Wait untill you see a few amber, like one or two, then you'll know its really ready.


----------



## BuddyLuv (Mar 23, 2009)

Well if it is true trainwreck then you have at least 3 weeks to go.


----------



## bigb (Mar 25, 2009)

do u really need to flush for 7-10 days. hydros only suppose to be for 1- 3 days max i thought i could be wrong


----------



## tcbud (Mar 25, 2009)

trainwreck is a sativa dominant strain, I have a trainwreck cross going now..... Caboose .....sativas take longer to mature than the indica variety.  It could take up to 12 weeks in flower to finish.


----------



## Bowl Destroyer (Mar 26, 2009)

Clear as the blue sky, my friend.


Be patient, you  got to cook em longer


----------



## Stark (Mar 26, 2009)

My wife wanted to try it so we took a small sample. It's a serious up high right now. A couple hits and you get that '' fidgety, got to get up and do something'' type of high. Wife likes it a lot. She wants me to harvest this weekend. Told her i'll think about it.


----------



## Pothead420 (Mar 26, 2009)

Stark said:
			
		

> Never had a harvest before and would like some opinions on how these look. They look mostly cloudy to me.
> 
> Wanting to finish with a 60 cloudy 40 amber ratio.
> Any idea how long till i get that ratio?
> ...



to my knowledge TW is a 8-9 week strain. those thrichs look totally clear!!
for the ratio you want you might have to go 9-10 weeks. but be patient watch the trichs and your gonna have some killer smoke. its amazing what an extra week can do for potency :hubba: enjoy the TW its some great smoke!! just curious did you get it as a clone or seeds because the seeds are different from the real cut. not sure on the seeds but the clone only is killer


----------



## Stark (Mar 26, 2009)

It was a clone from a clone off a really nice mother. Got it from and old hippy in southern Oregon. He said it was a Trainwreck, who am i to question.


----------



## Pothead420 (Mar 26, 2009)

Stark said:
			
		

> It was a clone from a clone off a really nice mother. Got it from and old hippy in southern Oregon. He said it was a Trainwreck, who am i to question.

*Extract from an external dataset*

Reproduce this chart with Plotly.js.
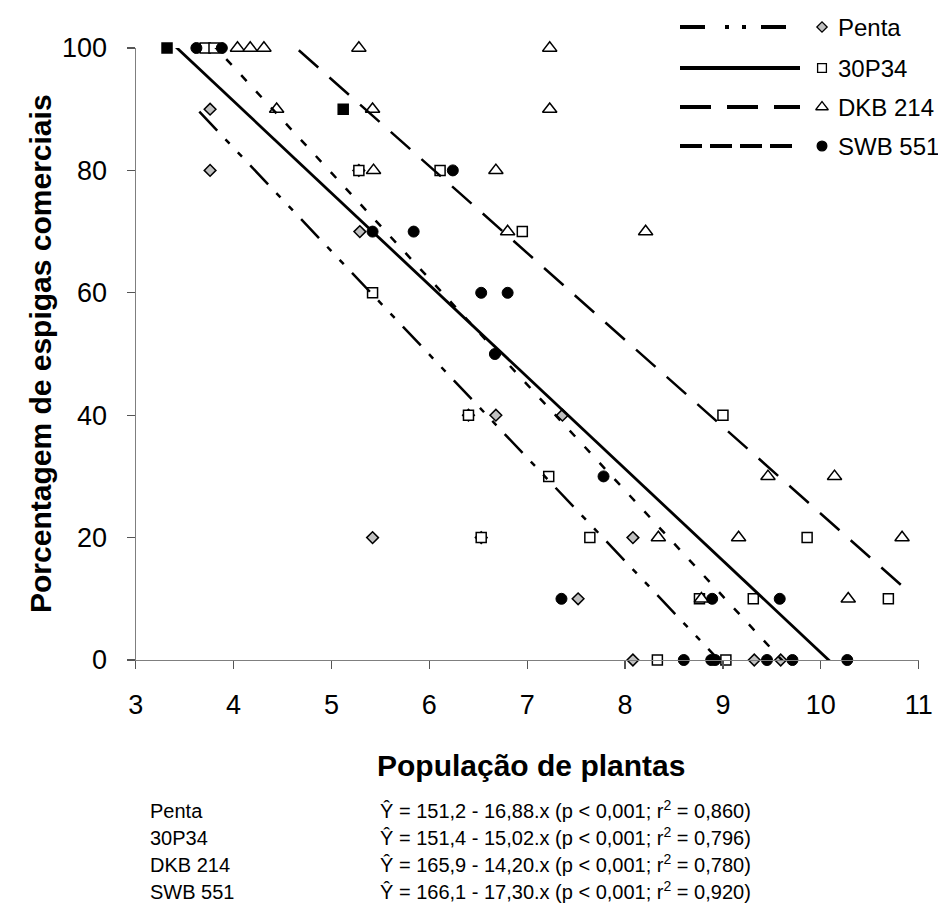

it dont really matter if its a clone of a clone of a clone
but your in the rite area to were you probably do have the real arcata Train Wreck cut its a 8-9 week flower. and you will be very happy with it :hubba: if you have some full plant pics i can tell you if its the real deal  
i know Green House seeds TW is Bull LOL so if you got the pics post em
peace D-9


----------



## Stark (Mar 26, 2009)

Here is a pic of her.


----------



## mrspliffy (Mar 27, 2009)

hey bro shes looking real good.ya done a great job,no yellowing leaves.i like plants that resemble a bush as opposed to tall spindly momma's.grat job let me know how she smokeslooks like a heavy yeilder 2 oz maybe let me know


----------



## Bowl Destroyer (Mar 27, 2009)

How big of a pot is that in? That's a nice size, I'd like my plants to look like that..


----------



## Stark (Mar 27, 2009)

She's in a 5 gallon bucket...DWC. That's a 32" x 32" room and she touches all four sides. She's 29" tall from top of bucket. She was a foot tall when put into flower. 

I didn't do any training to her. Just let her grow and she became the bush you see.

Won't chop her all down. Going to re-veg her. I think she will make a good mom.


----------



## naturalhi (Mar 27, 2009)

When to harvest is a matter of taste, an early harvest 8-9 weeks "if you will" while CBD's are dominant will give more of a 'head' stone. 10-12 weeks when the trics change to gold and the CBD's have changed to CBN's there's more of a body stone, which folks with muscle pain look for!>)

My point is, it's all good, but adjustable to each taste!>P


----------



## Vegs (Mar 28, 2009)

I know this is too late for the most part and I do love the clear trichs!  Those pics look clear as a bell my friend. BTW - Great looking plant!


----------